Sunday, September 17, 2006

If the Swedes ruled the world ...


I forget the title, and I'll probably mess up the plot, but there is a movie in Russia, a very famous movie I was told about more than once, that tells the story of a man who gets so drunk the night before his wedding that he winds up in another city without even realizing it. Did his friends put him on a plane? I can't remember. But he has a key to his apartment, and when he sees his complex -- for they all looked the same in the Soviet Union, the same set of plans used between Vladivostok and Minsk -- he enters and goes up to his door on the whatever floor it is. Then he puts the key in, and lo and behold, it works, and inside -- no difference too, the furniture and the layout is all the same.

I was reminded of this when I walked into IKEA's Burbank store yesterday, just a few miles from my apartment in North Hollywood. I saw people of every color browsing the display rooms, heard a handful of languages and even the accented English of young men from France and Italy. Everyone imagined their future with the same Mikael table and the same Stefan chairs, the same Aspelund bed frame and the same designer lamps.

There were cars wrapped around the street out front, the cars inching forward to move into parking-lot where they could pick up their boxed furniture and hurry home to an evening with an L-wrench.

Usually, I see American culture as the homogenizing force in the world, or enter certain parts of Los Angeles and I feel as I have entered a different country, one of the future, where Spanish is the lingua franca and tortillas are sold in bulk. But going to IKEA, I get to imagine how the world might look if the people of Scandinavia, my spiritual ancestors, ruled the world.

Would it be so bad? Sweden and Norway give you maternity leave, and the trains are clean and quick. The air smells good, the grass is greener than any greeen you've seen. Are there Norwegian football hooligans? Have the Swedes invaded another country in the last two- or three-hundred years? No, this would be a good world, with plenty of naked wood. Yes, IKEA's furniture is now so widespread, you can walk into another person's home and feel you've mistakenly entered your own. But this isn't so bad; it just makes me wonder how Communism in Russia might have fared if it had been led not by V.I. Lenin but by V.I. Leninsen. A Commissar of Design? Yes, that's what we would have had, and isn't that why the Berlin Wall fell? People wanted color, they wanted smooth lines, they said enough with these circles, give me square plates. And they didn't care if the expensive was cheap and not built to last. Just give us the impression of comfort and wealth; this is all we want. Revolution in a pedestrain shopping-and-dining setting.
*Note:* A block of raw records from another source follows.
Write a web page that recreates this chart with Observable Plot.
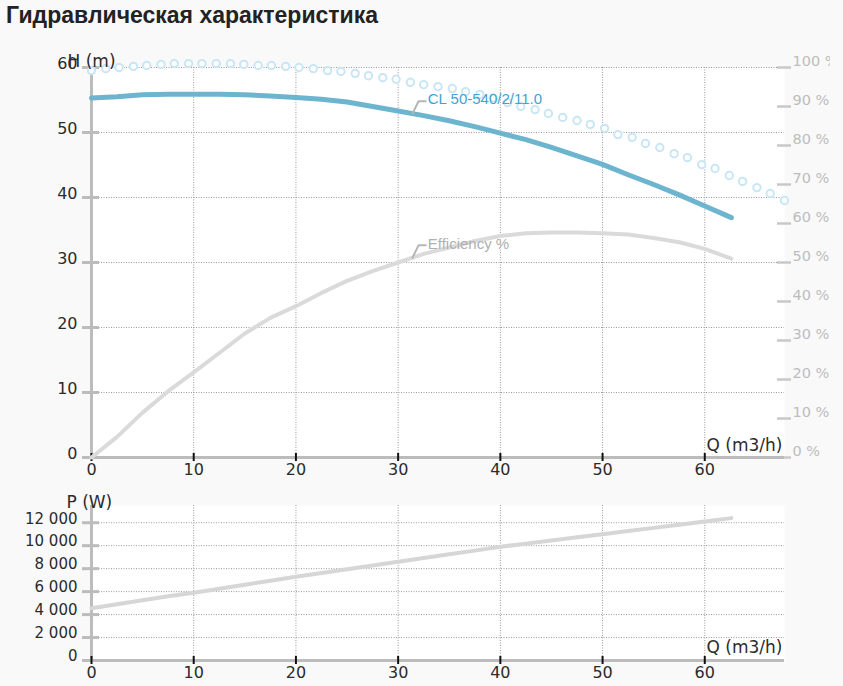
<!DOCTYPE html>
<html><head><meta charset="utf-8">
<script src="https://cdn.jsdelivr.net/npm/d3@7"></script>
<script src="https://cdn.jsdelivr.net/npm/@observablehq/plot@0.6"></script>
<style>
body{margin:0;background:#f9f9f9;}
#wrap{position:relative;width:843px;height:686px;overflow:hidden;background:#f9f9f9;font-family:"Liberation Sans",Arial,sans-serif;}
#title{position:absolute;left:6px;top:2px;font-size:23px;font-weight:bold;color:#222;white-space:nowrap;}
#top{position:absolute;left:0;top:30px;width:830px;height:450px;overflow:hidden;}
#bot{position:absolute;left:0;top:480px;width:843px;height:206px;overflow:hidden;}
</style></head><body>
<div id="wrap"><div id="title">Гидравлическая характеристика</div><div id="top"></div><div id="bot"></div></div>
<script>
// ---- data ----
const flow = [0,2.5,5,7.5,10,12.5,15,17.5,20,22.5,25,27.5,30,32.5,35,37.5,40,42.5,45,47.5,50,52.5,55,57.5,60,62.6];
const head = [55.3,55.5,55.8,55.9,55.9,55.9,55.8,55.6,55.4,55.1,54.7,54.0,53.3,52.6,51.8,50.9,49.9,48.9,47.7,46.4,45.1,43.5,42.0,40.4,38.7,36.9];
const efficiency = [0,5.3,11.5,17,21.8,26.8,31.8,35.8,38.8,42.2,45.3,47.8,50,52.2,53.8,55.5,56.8,57.5,57.7,57.7,57.5,57.2,56.3,55.2,53.5,51];
const power = [4550,4900,5250,5600,5900,6250,6600,6950,7300,7620,7950,8270,8600,8920,9250,9570,9900,10180,10450,10730,11000,11280,11550,11830,12100,12400];
const circleFlow = [0,1.4,2.7,4.1,5.4,6.8,8.1,9.5,10.8,12.2,13.6,14.9,16.3,17.6,19,20.3,21.7,23.1,24.4,25.8,27.1,28.5,29.8,31.2,32.5,33.9,35.3,36.6,38,39.3,40.7,42,43.4,44.7,46.1,47.5,48.8,50.2,51.5,52.9,54.2,55.6,57,58.3,59.7,61,62.4,63.7,65.1,66.4,67.8];
const circlePct = [99.2,99.7,100.0,100.3,100.5,100.8,101.0,101.0,101.0,101.0,101.0,100.8,100.5,100.5,100.3,100.0,99.7,99.2,99.0,98.5,97.9,97.4,97.0,96.2,95.6,95.1,94.6,93.8,93.1,92.2,91.0,90.0,89.2,88.2,87.2,86.4,85.4,84.4,82.8,82.1,80.5,79.5,77.9,76.9,75.1,74.1,72.3,70.8,69.2,67.7,65.9];
const xTicks = [0,10,20,30,40,50,60];
const hTicks = [0,10,20,30,40,50,60];
const pctTicks = [0,10,20,30,40,50,60,70,80,90,100];
const pTicks = [0,2000,4000,6000,8000,10000,12000];
const seriesName = "CL 50-540/2/11.0";
const effName = "Efficiency %";
const labelFlow = 31.4;

// ---- derived tables ----
const hMax = 60;                       // 100 % on the right axis == 60 m on the left axis
const toH = pct => pct * hMax / 100;
const curve = flow.map((q, i) => ({q, h: head[i], eff: efficiency[i], p: power[i]}));
const circles = circleFlow.map((q, i) => ({q, pct: circlePct[i]}));
function interp(arr, q) {
  const i = d3.bisectRight(flow, q) - 1;
  const t = (q - flow[i]) / (flow[i + 1] - flow[i]);
  return arr[i] + t * (arr[i + 1] - arr[i]);
}
const hAt = interp(head, labelFlow);
const eAt = toH(interp(efficiency, labelFlow));
const leader = (y0) => [[labelFlow, y0], [labelFlow + 0.6, y0 + 1.9], [labelFlow + 1.3, y0 + 1.9]];

const font = "Liberation Sans, Arial, sans-serif";
const axisFont = "DejaVu Sans, Verdana, sans-serif";
const gridStyle = {stroke: "#9a9a9a", strokeWidth: 1, strokeDasharray: "1,1.5"};
const axisGrey = "#bcbcbc";
const xDomain = [0, 67.8];

function leftAxis(ticks, fmt, size) {
  return [
    Plot.axisY(ticks, {anchor: "left", tickSize: 17, dx: 8, fill: "none", stroke: axisGrey, strokeWidth: 3, label: null}),
    Plot.axisY(ticks, {anchor: "left", tickSize: 17, dx: 8, tickPadding: 5, dy: -4, stroke: "none", fill: "#2b2b2b", fontFamily: axisFont, fontSize: size, tickFormat: fmt, label: null})
  ];
}
function bottomAxis() {
  return [
    Plot.ruleY([0], {stroke: axisGrey, strokeWidth: 3}),
    Plot.axisX(xTicks, {anchor: "bottom", tickSize: 8, dy: -4, fill: "none", stroke: "#111", strokeWidth: 2, label: null}),
    Plot.axisX(xTicks, {anchor: "bottom", tickSize: 0, tickPadding: 6, stroke: "none", fill: "#2b2b2b", fontFamily: axisFont, fontSize: 16, label: null})
  ];
}
const axisTitle = (txt, opts) => Plot.text([txt], {text: d => d, fill: "#2b2b2b", fontFamily: axisFont, fontSize: 17, ...opts});

const topChart = Plot.plot({
  width: 843, height: 450,
  marginLeft: 91, marginRight: 59, marginTop: 37, marginBottom: 23,
  style: {fontFamily: font, background: "transparent", maxWidth: "none", overflow: "visible"},
  x: {domain: xDomain},
  y: {domain: [0, hMax]},
  marks: [
    Plot.frame({fill: "white", stroke: null}),
    Plot.ruleX(xTicks.slice(1), gridStyle),
    Plot.ruleY(hTicks.slice(1), {...gridStyle, x1: xDomain[0], x2: xDomain[1]}),
    Plot.ruleX([0], {stroke: axisGrey, strokeWidth: 3}),
    ...leftAxis(hTicks, d => d, 16),
    Plot.axisY(pctTicks.map(toH), {anchor: "right", tickSize: 14, dx: -8, fill: "none", stroke: "#c8c8c8", strokeWidth: 2.5, label: null}),
    Plot.axisY(pctTicks.map(toH), {anchor: "right", tickSize: 14, dx: -8, tickPadding: 2, dy: -6, stroke: "none", fill: "#bdbdbd", fontFamily: axisFont, fontSize: 14.5, tickFormat: d => Math.round(d / hMax * 100) + " %", label: null}),
    ...bottomAxis(),
    Plot.line(curve, {x: "q", y: d => toH(d.eff), stroke: "#dadada", strokeWidth: 4}),
    Plot.line(curve, {x: "q", y: "h", stroke: "#6db4cf", strokeWidth: 5}),
    Plot.dot(circles, {x: "q", y: d => toH(d.pct), r: 3.7, stroke: "#c9e6f4", strokeWidth: 2, fill: "white"}),
    Plot.line(leader(hAt), {x: d => d[0], y: d => d[1], stroke: "#b5b5b5", strokeWidth: 2}),
    Plot.line(leader(eAt), {x: d => d[0], y: d => d[1], stroke: "#b5b5b5", strokeWidth: 2}),
    Plot.text([seriesName], {x: labelFlow + 1.5, y: hAt + 1.9, dy: -2, text: d => d, textAnchor: "start", fill: "#3fa3d4", fontSize: 15}),
    Plot.text([effName], {x: labelFlow + 1.5, y: eAt + 1.9, dy: -1, text: d => d, textAnchor: "start", fill: "#b0b0b0", fontSize: 15}),
    axisTitle("H (m)", {frameAnchor: "top-left", dx: -24, dy: -13, textAnchor: "start"}),
    axisTitle("Q (m3/h)", {frameAnchor: "bottom-right", dx: -2, dy: -7, textAnchor: "end"})
  ]
});
document.getElementById("top").appendChild(topChart);

const botChart = Plot.plot({
  width: 843, height: 206,
  marginLeft: 91, marginRight: 59, marginTop: 25, marginBottom: 26,
  style: {fontFamily: font, background: "transparent", maxWidth: "none", overflow: "visible"},
  x: {domain: xDomain},
  y: {domain: [0, 13500]},
  marks: [
    Plot.frame({fill: "white", stroke: null}),
    Plot.ruleX(xTicks.slice(1), gridStyle),
    Plot.ruleY(pTicks.slice(1), {...gridStyle, x1: xDomain[0], x2: xDomain[1]}),
    Plot.ruleX([0], {stroke: axisGrey, strokeWidth: 3}),
    ...leftAxis(pTicks, d => d3.format(",")(d).replace(/,/g, " "), 15),
    ...bottomAxis(),
    Plot.line(curve, {x: "q", y: "p", stroke: "#d6d6d6", strokeWidth: 4}),
    axisTitle("P (W)", {frameAnchor: "top-left", dx: -25, dy: -10, textAnchor: "start"}),
    axisTitle("Q (m3/h)", {frameAnchor: "bottom-right", dx: -2, dy: -8, textAnchor: "end"})
  ]
});
document.getElementById("bot").appendChild(botChart);
</script>
</body></html>
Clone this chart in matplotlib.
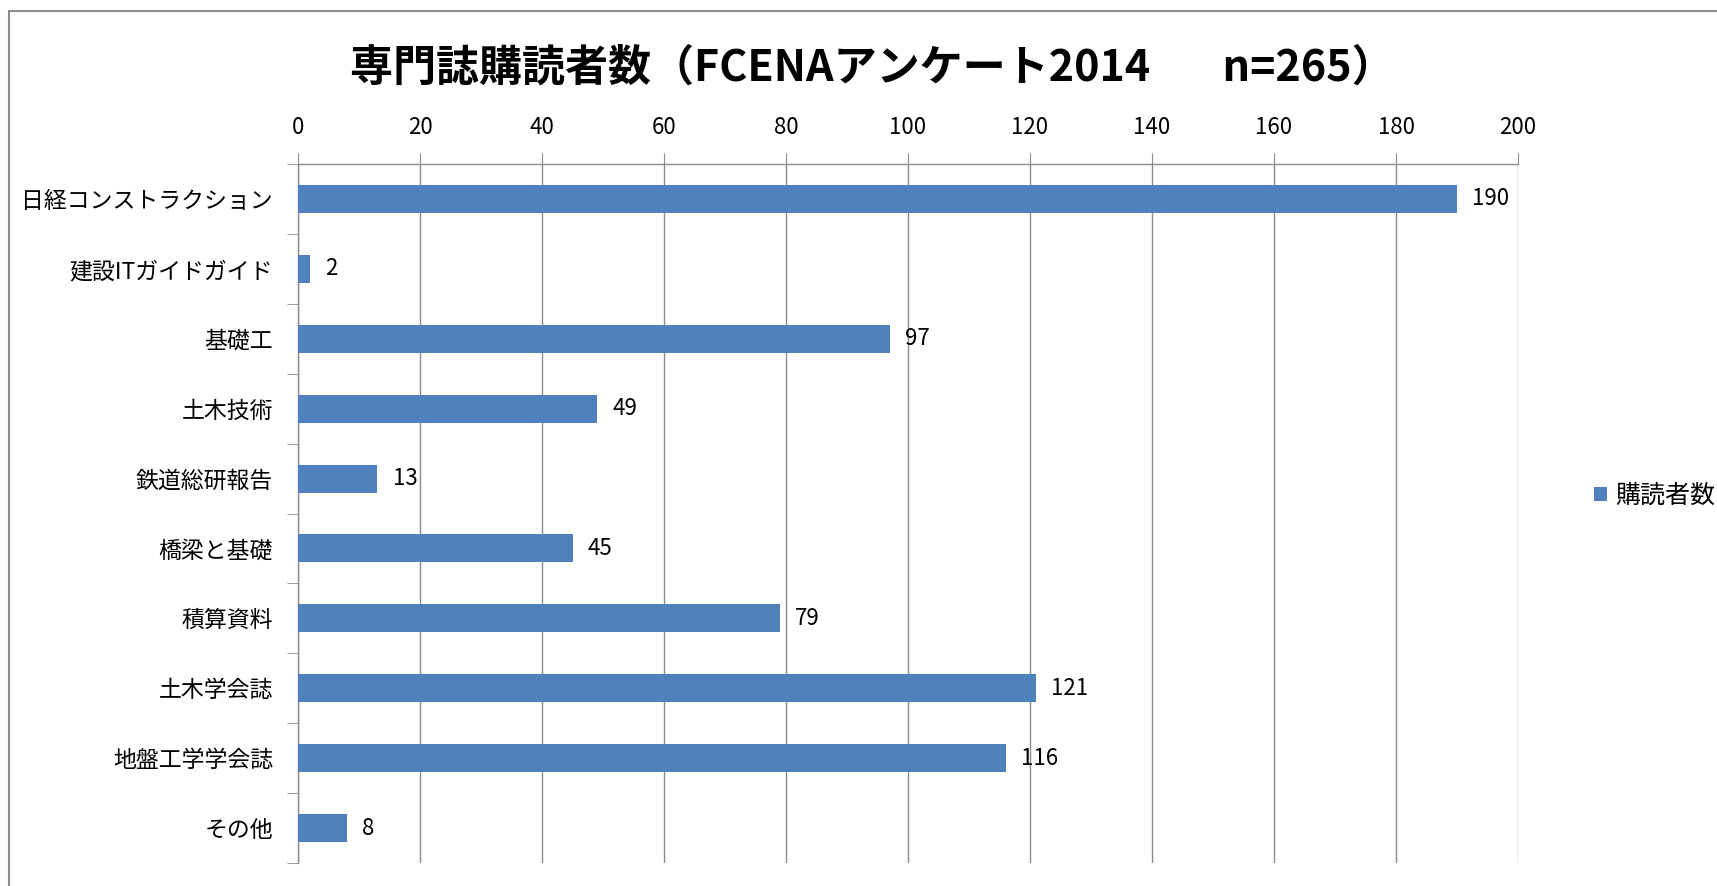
import matplotlib
matplotlib.use("Agg")
import matplotlib.pyplot as plt
from matplotlib.patches import Rectangle
import numpy as np

plt.rcParams['font.family'] = ['Noto Sans CJK JP', 'DejaVu Sans']

# data
journals = ["日経コンストラクション", "建設ITガイドガイド", "基礎工", "土木技術", "鉄道総研報告",
            "橋梁と基礎", "積算資料", "土木学会誌", "地盤工学学会誌", "その他"]
readers = [190, 2, 97, 49, 13, 45, 79, 121, 116, 8]
x_ticks = [0, 20, 40, 60, 80, 100, 120, 140, 160, 180, 200]
title = "専門誌購読者数（FCENAアンケート2014　   n=265）"
series_name = "購読者数"

bar_color = "#4F81BD"
grid_color = "#8C8C8C"

fig = plt.figure(figsize=(17.17, 8.86), dpi=100)
ax = fig.add_axes([298 / 1717, 1 - 863 / 886, 1220 / 1717, 699 / 886])

# outer chart frame (cut off at right and bottom like the screenshot)
fig.patches.append(Rectangle((9 / 1717, -0.1), 1.2, 1.1 - 11 / 886,
                             transform=fig.transFigure, fill=False,
                             edgecolor="#8C8C8C", lw=1.5))

y = np.arange(len(journals))
bars = ax.barh(y, readers, height=0.4, color=bar_color, label=series_name, zorder=3)

for yi, v in zip(y, readers):
    ax.annotate(str(v), xy=(v, yi), xytext=(11, 0), textcoords="offset points",
                va="center", ha="left", fontsize=16)

ax.set_xlim(0, 200)
ax.set_ylim(len(journals) - 0.5, -0.5)
ax.set_xticks(x_ticks)
ax.xaxis.tick_top()
ax.tick_params(axis="x", direction="out", length=8, color=grid_color, pad=10, labelsize=16)
ax.grid(axis="x", color=grid_color, lw=1, zorder=0)

ax.set_yticks(y)
ax.set_yticklabels(journals, fontsize=16.5)
ax.tick_params(axis="y", length=0, pad=18)
ax.set_yticks(np.arange(-0.5, len(journals)), minor=True)
ax.tick_params(axis="y", which="minor", length=8, color=grid_color, direction="out")

for s in ["right", "bottom"]:
    ax.spines[s].set_visible(False)
for s in ["top", "left"]:
    ax.spines[s].set_color(grid_color)
    ax.spines[s].set_linewidth(1)

fig.text(872 / 1717, 1 - 68 / 886, title, ha="center", va="center",
         fontsize=31, fontweight="bold")

fig.legend(handles=[bars], labels=[series_name], loc="center left",
           bbox_to_anchor=(1581 / 1717, 1 - 496 / 886), frameon=False, borderpad=0,
           fontsize=18, handlelength=0.52, handleheight=0.52, handletextpad=0.36)

fig.savefig("out.png", dpi=100)
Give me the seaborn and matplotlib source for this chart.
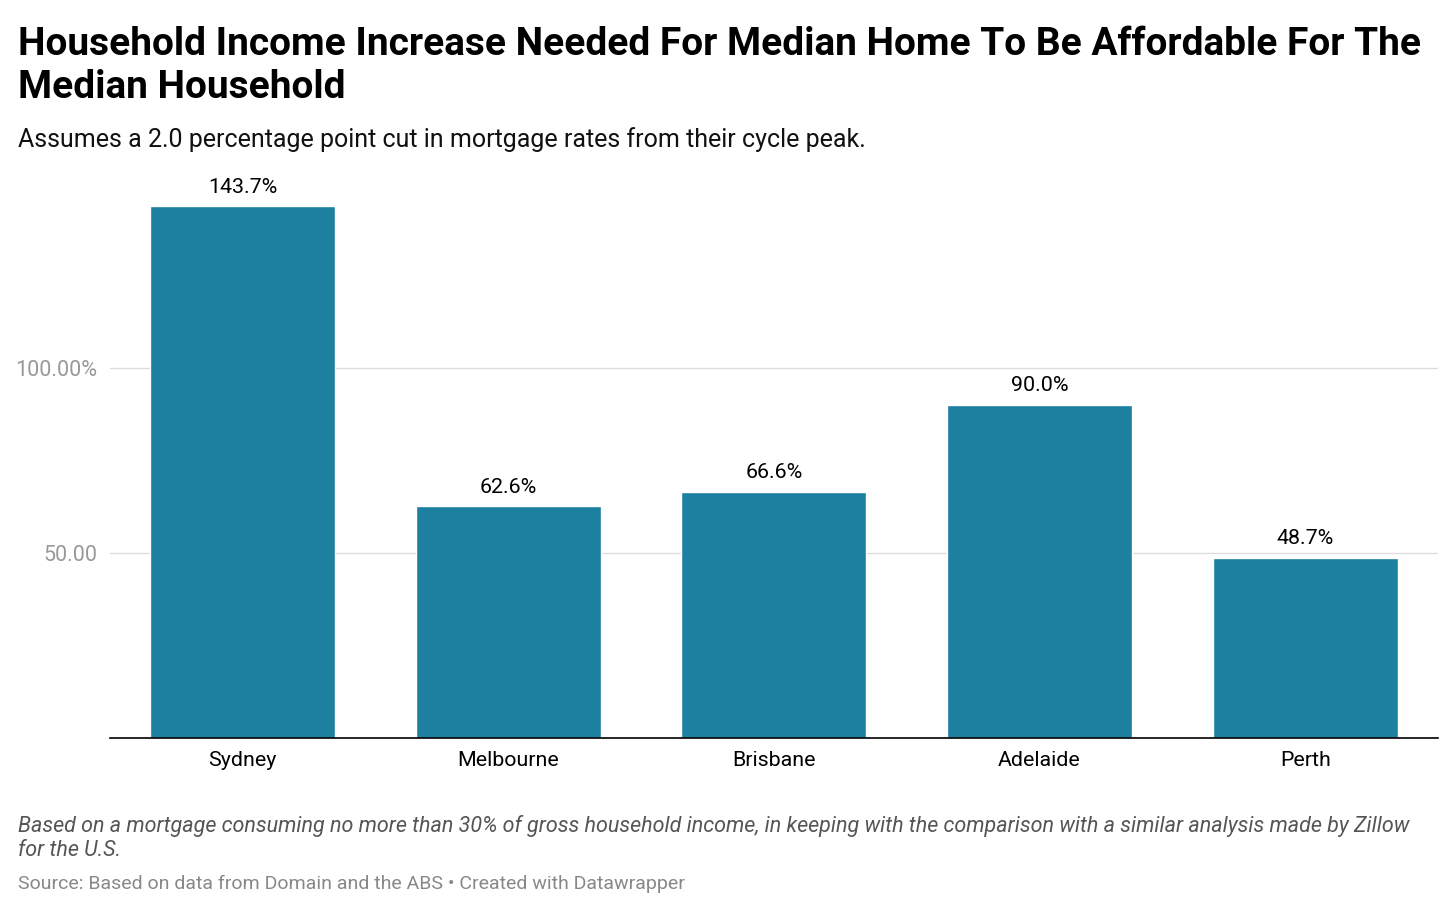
import matplotlib
matplotlib.use("Agg")
import matplotlib.pyplot as plt
import seaborn as sns
import pandas as pd

cities = ["Sydney", "Melbourne", "Brisbane", "Adelaide", "Perth"]
values = [143.7, 62.6, 66.6, 90.0, 48.7]
ytick_vals = [50, 100]
ytick_labels = ["50.00", "100.00%"]

sns.set_theme(style="white")
plt.rcParams["font.family"] = ["Roboto", "DejaVu Sans"]

df = pd.DataFrame({"city": cities, "value": values})

W, H = 1456, 913
fig = plt.figure(figsize=(W / 100, H / 100), dpi=100)
ax = fig.add_axes([109.6 / W, 175 / H, (1438 - 109.6) / W, (738 - 200) / H])

sns.barplot(data=df, x="city", y="value", color="#1d80a1", saturation=1,
            width=0.696, ax=ax, zorder=3)
ax.set_ylim(0, (738 - 200) / 3.7)
ax.set_xlim(-0.5, len(cities) - 0.5)

ax.set_yticks(ytick_vals)
ax.set_yticklabels(ytick_labels)
ax.yaxis.grid(True, color="#dddddd", linewidth=1, zorder=0)
ax.tick_params(axis="y", length=0, pad=9, labelsize=15.5, labelcolor="#999999")
ax.tick_params(axis="x", length=0, pad=9, labelsize=15.4, labelcolor="#000000")
ax.set_xlabel("")
ax.set_ylabel("")
for s in ["top", "right", "left"]:
    ax.spines[s].set_visible(False)
ax.spines["bottom"].set_color("#000000")
ax.spines["bottom"].set_linewidth(1.2)
ax.spines["bottom"].set_zorder(4)

for p, v in zip(ax.patches, values):
    ax.annotate(f"{v:.1f}%", (p.get_x() + p.get_width() / 2, p.get_height()),
                xytext=(0, 7), textcoords="offset points", ha="center", va="bottom",
                fontsize=15.4, color="#000000")

def t(y, s, **kw):
    fig.text(18 / W, 1 - y / H, s, ha="left", va="baseline", **kw)

t(55, "Household Income Increase Needed For Median Home To Be Affordable For The",
  fontsize=28, fontweight="bold", color="#000000")
t(98, "Median Household", fontsize=28, fontweight="bold", color="#000000")
t(147, "Assumes a 2.0 percentage point cut in mortgage rates from their cycle peak.",
  fontsize=18, color="#111111")
t(832, "Based on a mortgage consuming no more than 30% of gross household income, in keeping with the comparison with a similar analysis made by Zillow",
  fontsize=15.5, style="italic", color="#555555")
t(856, "for the U.S.", fontsize=15.5, style="italic", color="#555555")
t(889, "Source: Based on data from Domain and the ABS \u2022 Created with Datawrapper",
  fontsize=14, color="#888888")

fig.savefig("out.png", dpi=100, facecolor="white")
sketch lifted from this website, where other humorous Ikea-themed drawings can be found

4 Comments:

Kevin McMahan said...

Stephen,

The name of that movie "The Irony of Fate."

Wikipedia entry:

http://en.wikipedia.org/wiki/Irony_of_Fate


Another good movie: "Moscow does not believe in Tears."

http://en.wikipedia.org/wiki/Moscow_Does_Not_Believe_In_Tears

Take Care,
Kevin

Stephan Clark said...

Thanks Kevin.

Anonymous said...

Hi. Just a snippet from the past.

I visited a friend or a friend's apartment in Gothenburg - Sweden and I mention how lovely the apartment looked,, just like something out of the Ikea catalogue. Well you should have seen the faces of my hosts. What I thought was a complement they took as an insult. My Swedish friend had to explain that it was in fact meant to be a compliment not an insult.

Stephan Clark said...

Snowy, I can picture that so easily -- you stepping inot someone's beautiful home, smiling as you look around, and then insulting them with the first words out of your mouth -- "what? No! An insult? You've got to be kidding me! I meant it's beautiful!"

It is a nice comment on how culture travels though. Good to hear from you.